Dicromantispa sayi, or Say's mantidfly is a species of mantidfly in the family Mantispidae. It is found in the Caribbean Sea, Central America, and North America.

==Identification==

Head: Brown to black with pale yellow marks. Face has a longitudinal yellow stripe each side of center; middle dark area appearing as a dark stripe, sometimes incomplete. Pattern of yellow oblong spots on top of head; can be obscure. Eyes multi-colored.

Antenna: Brown except segment 1 yellowish, more so on underside.

Thorax: Neck (prothorax) long and slender, more cone-shaped at head. Cream-colored patch at base and end of neck; rest yellowish-brown to dark brown. Usually with a light or dark colored longitudinal stripe down center. Thorax side on female dark with cream, curved lines. Male sides mostly pale.

Wings: Wings clear with brown veins; no brown spots at wing tips. Base and outside edge of wings dark brown (costa area), with a faint yellowish streak. Stigma at end of costa also dark brown.

Legs: Front legs modified, similar to praying mantis; dark brown with light streaks. Usually folded up and not used, except for eating.
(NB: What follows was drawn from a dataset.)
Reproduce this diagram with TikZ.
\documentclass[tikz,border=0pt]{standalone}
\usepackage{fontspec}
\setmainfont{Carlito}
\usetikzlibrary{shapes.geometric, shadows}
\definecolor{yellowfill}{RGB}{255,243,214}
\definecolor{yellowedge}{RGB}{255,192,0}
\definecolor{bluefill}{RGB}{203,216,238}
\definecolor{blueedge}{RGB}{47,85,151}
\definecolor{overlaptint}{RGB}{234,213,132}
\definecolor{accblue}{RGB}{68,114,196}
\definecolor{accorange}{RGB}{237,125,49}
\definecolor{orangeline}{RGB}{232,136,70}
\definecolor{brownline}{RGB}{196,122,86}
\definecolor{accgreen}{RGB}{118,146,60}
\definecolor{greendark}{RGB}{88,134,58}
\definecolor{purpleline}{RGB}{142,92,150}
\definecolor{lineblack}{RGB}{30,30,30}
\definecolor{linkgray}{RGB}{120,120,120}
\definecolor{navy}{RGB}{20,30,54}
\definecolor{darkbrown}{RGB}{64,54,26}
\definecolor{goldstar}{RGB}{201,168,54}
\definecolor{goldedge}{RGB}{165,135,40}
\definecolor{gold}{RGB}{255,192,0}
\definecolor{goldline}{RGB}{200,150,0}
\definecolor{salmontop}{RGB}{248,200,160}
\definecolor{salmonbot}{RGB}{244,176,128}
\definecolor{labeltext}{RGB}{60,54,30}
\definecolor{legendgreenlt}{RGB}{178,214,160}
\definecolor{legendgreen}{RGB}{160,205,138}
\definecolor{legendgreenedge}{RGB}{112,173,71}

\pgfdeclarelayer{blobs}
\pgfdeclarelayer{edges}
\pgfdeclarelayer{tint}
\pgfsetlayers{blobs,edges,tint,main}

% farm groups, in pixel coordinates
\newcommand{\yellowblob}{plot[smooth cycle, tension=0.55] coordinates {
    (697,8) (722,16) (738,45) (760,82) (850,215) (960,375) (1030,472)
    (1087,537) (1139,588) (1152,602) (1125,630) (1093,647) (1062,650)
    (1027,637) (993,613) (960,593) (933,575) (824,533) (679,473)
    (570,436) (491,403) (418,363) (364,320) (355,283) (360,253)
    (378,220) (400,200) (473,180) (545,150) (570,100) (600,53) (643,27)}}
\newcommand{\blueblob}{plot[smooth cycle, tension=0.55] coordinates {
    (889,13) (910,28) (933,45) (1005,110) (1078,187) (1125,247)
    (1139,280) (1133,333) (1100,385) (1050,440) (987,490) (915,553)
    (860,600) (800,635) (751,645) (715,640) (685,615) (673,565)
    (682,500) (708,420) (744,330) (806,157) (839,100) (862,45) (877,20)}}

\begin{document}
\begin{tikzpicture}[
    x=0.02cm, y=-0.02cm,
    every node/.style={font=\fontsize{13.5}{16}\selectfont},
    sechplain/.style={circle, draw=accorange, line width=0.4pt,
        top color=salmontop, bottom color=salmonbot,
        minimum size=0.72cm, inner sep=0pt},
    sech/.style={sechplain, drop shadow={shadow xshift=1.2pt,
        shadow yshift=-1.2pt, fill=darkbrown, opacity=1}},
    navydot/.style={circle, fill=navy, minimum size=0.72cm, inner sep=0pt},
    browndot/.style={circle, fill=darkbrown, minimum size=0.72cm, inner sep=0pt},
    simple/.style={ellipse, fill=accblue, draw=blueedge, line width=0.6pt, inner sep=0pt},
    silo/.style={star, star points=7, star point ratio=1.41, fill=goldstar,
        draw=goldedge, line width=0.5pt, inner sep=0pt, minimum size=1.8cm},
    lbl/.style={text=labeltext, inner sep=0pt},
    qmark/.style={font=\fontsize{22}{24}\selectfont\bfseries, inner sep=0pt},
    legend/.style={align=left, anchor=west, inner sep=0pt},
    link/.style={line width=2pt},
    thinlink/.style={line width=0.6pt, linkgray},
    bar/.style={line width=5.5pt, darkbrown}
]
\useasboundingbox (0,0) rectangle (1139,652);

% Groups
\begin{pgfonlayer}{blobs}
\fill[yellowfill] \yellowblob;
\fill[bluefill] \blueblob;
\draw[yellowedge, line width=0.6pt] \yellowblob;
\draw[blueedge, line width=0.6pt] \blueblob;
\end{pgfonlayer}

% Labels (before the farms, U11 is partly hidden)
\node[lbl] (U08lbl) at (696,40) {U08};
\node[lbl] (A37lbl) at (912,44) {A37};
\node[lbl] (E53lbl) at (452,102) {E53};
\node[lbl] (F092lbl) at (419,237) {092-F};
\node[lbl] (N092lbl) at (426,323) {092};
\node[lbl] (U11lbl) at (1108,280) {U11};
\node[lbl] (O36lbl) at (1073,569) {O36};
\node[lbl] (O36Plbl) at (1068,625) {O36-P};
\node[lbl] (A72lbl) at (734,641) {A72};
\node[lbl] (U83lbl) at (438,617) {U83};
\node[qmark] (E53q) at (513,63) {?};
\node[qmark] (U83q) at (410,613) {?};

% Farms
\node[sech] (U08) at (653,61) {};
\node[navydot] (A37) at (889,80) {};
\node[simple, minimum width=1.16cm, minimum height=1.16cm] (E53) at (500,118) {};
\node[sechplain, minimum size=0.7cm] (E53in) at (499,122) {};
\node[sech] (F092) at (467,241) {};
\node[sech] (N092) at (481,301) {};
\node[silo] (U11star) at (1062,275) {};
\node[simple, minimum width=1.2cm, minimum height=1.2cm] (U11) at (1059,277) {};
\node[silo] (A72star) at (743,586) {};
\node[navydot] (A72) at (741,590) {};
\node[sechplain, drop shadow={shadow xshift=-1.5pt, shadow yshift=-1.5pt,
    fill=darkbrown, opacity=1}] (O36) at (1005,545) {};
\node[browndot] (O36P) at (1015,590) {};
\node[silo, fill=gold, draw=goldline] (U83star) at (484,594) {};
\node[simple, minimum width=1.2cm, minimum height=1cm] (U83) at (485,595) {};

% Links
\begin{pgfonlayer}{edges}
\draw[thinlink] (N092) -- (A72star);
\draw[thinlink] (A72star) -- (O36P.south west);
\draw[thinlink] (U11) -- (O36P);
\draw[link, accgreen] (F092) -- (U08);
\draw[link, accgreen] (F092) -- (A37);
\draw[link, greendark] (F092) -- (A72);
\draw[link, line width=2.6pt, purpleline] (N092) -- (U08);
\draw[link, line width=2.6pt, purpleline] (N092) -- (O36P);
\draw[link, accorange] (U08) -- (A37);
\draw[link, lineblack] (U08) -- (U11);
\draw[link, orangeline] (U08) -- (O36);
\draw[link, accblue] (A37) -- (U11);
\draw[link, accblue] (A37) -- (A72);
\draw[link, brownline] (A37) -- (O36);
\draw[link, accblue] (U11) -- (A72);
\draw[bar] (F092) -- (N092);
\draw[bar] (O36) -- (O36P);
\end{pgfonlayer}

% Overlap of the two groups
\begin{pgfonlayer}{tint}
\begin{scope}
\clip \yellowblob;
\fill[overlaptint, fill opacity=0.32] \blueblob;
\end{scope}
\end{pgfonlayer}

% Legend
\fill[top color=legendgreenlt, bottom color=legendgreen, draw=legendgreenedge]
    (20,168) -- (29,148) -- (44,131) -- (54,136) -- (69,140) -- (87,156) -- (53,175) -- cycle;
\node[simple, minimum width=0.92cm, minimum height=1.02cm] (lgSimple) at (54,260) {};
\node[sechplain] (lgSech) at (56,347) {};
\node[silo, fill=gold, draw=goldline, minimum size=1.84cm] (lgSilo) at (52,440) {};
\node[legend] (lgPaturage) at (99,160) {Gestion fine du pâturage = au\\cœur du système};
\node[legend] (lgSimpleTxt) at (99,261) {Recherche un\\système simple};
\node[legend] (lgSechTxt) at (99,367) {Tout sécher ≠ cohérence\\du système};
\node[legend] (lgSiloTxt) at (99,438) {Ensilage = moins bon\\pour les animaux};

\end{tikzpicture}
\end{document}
Mid and hind legs pale yellow with brown streaks; females have joint to body (coxae) brown; male coxae pale.

Abdomen: Yellowish-brown to dark brown with yellow marks. Female abdomen always darker, and may be entirely black; the yellow marks vary considerably. Abdomen side edges cream, almost entirely on male, more spotted on female.

Similar Species: Dicromantispa interrupta is a larger species with a dark patch near tip of wing.
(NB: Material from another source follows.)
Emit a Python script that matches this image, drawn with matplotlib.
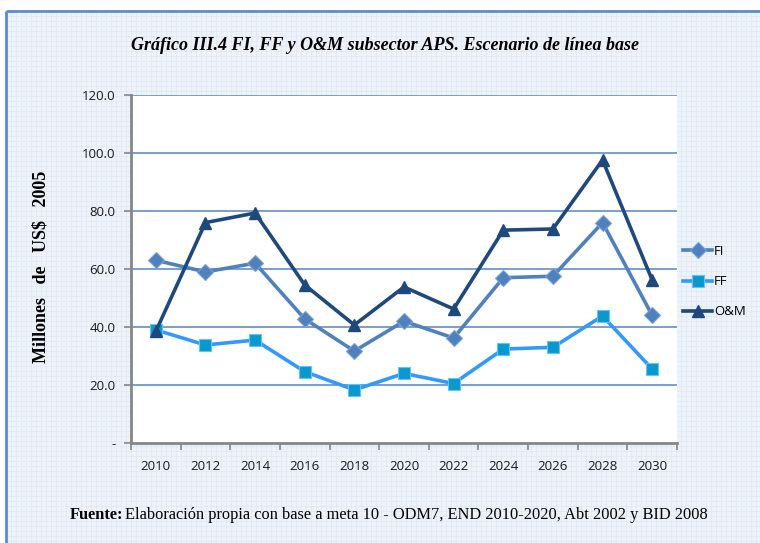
import matplotlib
matplotlib.use("Agg")
import matplotlib.pyplot as plt
import numpy as np

years = ["2010", "2012", "2014", "2016", "2018", "2020", "2022", "2024", "2026", "2028", "2030"]
fi = [63.0, 59.0, 62.0, 42.8, 31.7, 42.0, 36.2, 57.0, 57.5, 76.0, 44.0]
ff = [39.0, 33.8, 35.5, 24.6, 18.3, 24.0, 20.5, 32.4, 33.0, 43.8, 25.5]
om = [38.5, 76.0, 79.3, 54.5, 40.7, 53.8, 46.2, 73.4, 73.8, 97.6, 56.2]
y_ticks = [0, 20, 40, 60, 80, 100, 120]
y_ticklabels = ["-", "20.0", "40.0", "60.0", "80.0", "100.0", "120.0"]

W, H = 760, 543
fig = plt.figure(figsize=(W / 100, H / 100), dpi=100)

# background with fine grid pattern
bg = fig.add_axes([0, 0, 1, 1], zorder=-10)
bg.set_xlim(0, W)
bg.set_ylim(H, 0)
bg.axis("off")
bg.add_patch(plt.Rectangle((0, 0), W, H, color="white", zorder=0))
bg.add_patch(plt.Rectangle((6, 11), W, H, color="#eef3fa", zorder=1))
for gx in np.arange(6, W, 5):
    bg.plot([gx, gx], [11, H], color="#dde7f3", lw=0.5, zorder=2)
for gy in np.arange(11, H, 5):
    bg.plot([6, W], [gy, gy], color="#dde7f3", lw=0.5, zorder=2)
bg.plot([6, 6], [11, H], color="#5b8bd0", lw=2.0, zorder=3, solid_capstyle="butt")
bg.plot([6, W], [11, 11], color="#5b8bd0", lw=2.0, zorder=3, solid_capstyle="butt")

ax = fig.add_axes([131 / W, 1 - 443 / H, (677 - 131) / W, (443 - 95) / H])
ax.set_facecolor("white")
x = np.arange(len(years))

ax.plot(x, fi, color="#4f81bd", lw=2.6, marker="D", markersize=8,
        markerfacecolor="#4f81bd", markeredgecolor="#7aa1d2", markeredgewidth=0.8, label="FI", zorder=3)
ax.plot(x, ff, color="#3399ff", lw=2.6, marker="s", markersize=9,
        markerfacecolor="#0a99cc", markeredgecolor="#66c2ff", markeredgewidth=0.8, label="FF", zorder=3)
ax.plot(x, om, color="#1f497d", lw=2.6, marker="^", markersize=9,
        markerfacecolor="#1f497d", markeredgecolor="#1f497d", label="O&M", zorder=4)

ax.set_xlim(-0.5, len(years) - 0.5)
ax.set_ylim(0, 120)
ax.set_yticks(y_ticks)
ax.set_yticklabels(y_ticklabels)
ax.set_xticks(x)
ax.set_xticklabels(years)
ax.set_xticks(np.arange(-0.5, len(years), 1.0), minor=True)
ax.tick_params(axis="x", which="major", length=0, pad=12)
ax.tick_params(axis="x", which="minor", length=5, width=1.2, color="#868686", direction="out")
ax.tick_params(axis="y", length=5, width=1.2, color="#868686", direction="out", pad=6)
for lab in ax.get_xticklabels() + ax.get_yticklabels():
    lab.set_fontfamily("Open Sans")
    lab.set_fontsize(9.5)
    lab.set_color("#1a1a1a")

for yv in y_ticks[1:]:
    ax.axhline(yv, color="#6f96c9", lw=1.3, zorder=1)
for s in ["top", "right"]:
    ax.spines[s].set_visible(False)
ax.spines["left"].set_color("#868686")
ax.spines["left"].set_linewidth(2)
ax.spines["bottom"].set_color("#868686")
ax.spines["bottom"].set_linewidth(2)

fig.text(41 / W, 1 - 267 / H, "Millones   de   US$   2005", rotation=90, ha="center", va="center",
         family="Liberation Serif", fontweight="bold", fontsize=13)

leg = fig.legend(loc="upper left", bbox_to_anchor=(683 / W, 1 - 245 / H), frameon=False,
                 handlelength=2.2, labelspacing=1.3, handletextpad=0.15, borderpad=0,
                 borderaxespad=0, prop={"family": "Open Sans", "size": 9.5})

fig.text(385 / W, 1 - 45 / H, "Gráfico III.4 FI, FF y O&M subsector APS. Escenario de línea base",
         ha="center", va="center", family="Liberation Serif", style="italic", fontweight="bold",
         fontsize=13)

fig.text(123 / W, 1 - 515 / H, "Fuente:", ha="right", va="center", family="Liberation Serif",
         fontweight="bold", fontsize=11.8)
fig.text(125 / W, 1 - 515 / H,
         "Elaboración propia con base a meta 10 - ODM7, END 2010-2020, Abt 2002 y BID 2008",
         ha="left", va="center", family="Liberation Serif", fontsize=11.8)

fig.savefig("out.png", dpi=100)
Leptomantispa pulchella has side-by-side (paired) yellow stripes of even width running down sides of abdomen, whereas D. sayi has uneven width pattern down sides.
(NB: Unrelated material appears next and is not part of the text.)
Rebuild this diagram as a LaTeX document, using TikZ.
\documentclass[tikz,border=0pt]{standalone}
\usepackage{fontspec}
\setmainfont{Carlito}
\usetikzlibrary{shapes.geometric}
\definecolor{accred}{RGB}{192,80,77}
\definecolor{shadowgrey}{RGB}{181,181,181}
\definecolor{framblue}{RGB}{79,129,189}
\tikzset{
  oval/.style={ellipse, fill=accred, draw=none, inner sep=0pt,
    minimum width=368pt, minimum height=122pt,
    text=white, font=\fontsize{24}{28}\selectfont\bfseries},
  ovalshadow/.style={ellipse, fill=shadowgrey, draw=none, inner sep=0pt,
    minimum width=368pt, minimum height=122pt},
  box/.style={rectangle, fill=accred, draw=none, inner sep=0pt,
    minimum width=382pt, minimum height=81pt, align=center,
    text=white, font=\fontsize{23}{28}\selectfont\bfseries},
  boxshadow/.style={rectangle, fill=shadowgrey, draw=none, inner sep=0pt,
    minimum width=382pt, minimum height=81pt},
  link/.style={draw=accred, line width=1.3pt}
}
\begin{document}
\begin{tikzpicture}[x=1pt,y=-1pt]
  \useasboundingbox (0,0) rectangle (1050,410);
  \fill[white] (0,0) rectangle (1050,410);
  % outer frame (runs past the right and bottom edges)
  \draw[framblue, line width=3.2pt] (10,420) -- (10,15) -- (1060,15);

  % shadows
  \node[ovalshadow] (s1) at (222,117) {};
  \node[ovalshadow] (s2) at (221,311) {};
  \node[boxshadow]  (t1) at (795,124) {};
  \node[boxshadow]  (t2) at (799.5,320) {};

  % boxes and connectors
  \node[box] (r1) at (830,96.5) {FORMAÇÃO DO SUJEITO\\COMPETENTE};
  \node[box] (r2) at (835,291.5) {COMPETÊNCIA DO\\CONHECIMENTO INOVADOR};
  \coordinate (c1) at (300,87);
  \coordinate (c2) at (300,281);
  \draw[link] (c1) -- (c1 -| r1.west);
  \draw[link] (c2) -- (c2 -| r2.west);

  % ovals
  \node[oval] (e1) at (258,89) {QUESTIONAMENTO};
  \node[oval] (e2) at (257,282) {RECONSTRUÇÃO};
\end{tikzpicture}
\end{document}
L. pulchella also has a bright, burnt orange stigma on wings, not brown as in D. sayi. Otherwise, these two are identical.

Size: 14 to 15 mm long.

Habitat: Forest edges and prairies where spiders are present.

Food: Adults feed on small flying insects. Larvae hunt for spider eggs, with major hosts including are wolf spiders (Lycosidae), and the running crab spider Philodromus vulgaris.

Flight Time: Jul 15 to Sep 4th. Peaks end of July

Life Cycle: Females lay eggs on any substrate. Larvae hatch, wander, find and either penetrate egg sacs, or hitch a ride on adult female spiders ready to lay eggs. 1st instar over-winters. One generation per year.

==Sources==

Transactions of the American Entomological Society, 1897, Vol. 24, pg. 23 by Banks.

Transactions of the American Entomological Society, 1911, Vol. 37, pp. 347 to 348 by Banks.

Psyche, 1943, Vol. 50: Neuroptera & Trichoptera of the United States by Banks, pp. 79 to 80.

Illinois Biological Monographs, 1985, Vol. 53: Developmental Ecology of Mantispa uhleri by Redborg and MacLeod.

Proceedings of the Entomological Society of Washington, 1989, Vol. 91 by Hoffman.

Canadian Entomologist, 2006, Vol. 138 #4: Mantispidae of Canada by Cannings and Cannings.

==Types==

Lectotype Mantispa sayi male by Banks, 1897. Type Locality: Brazos Co. Texas. In the Museum of Comparative Zoology, Harvard, Cambridge, Mass.

Lectotype Mantispa fuscicornis male by Banks, 1911. Type Locality: Kissimmee, Florida. In the Museum of Comparative Zoology, Harvard, Cambridge, Mass.

Holotype Mantispa uhleri female by Banks, 1943. Type Locality: Pennsylvanica. In the Museum of Comparative Zoology, Harvard, Cambridge, Mass.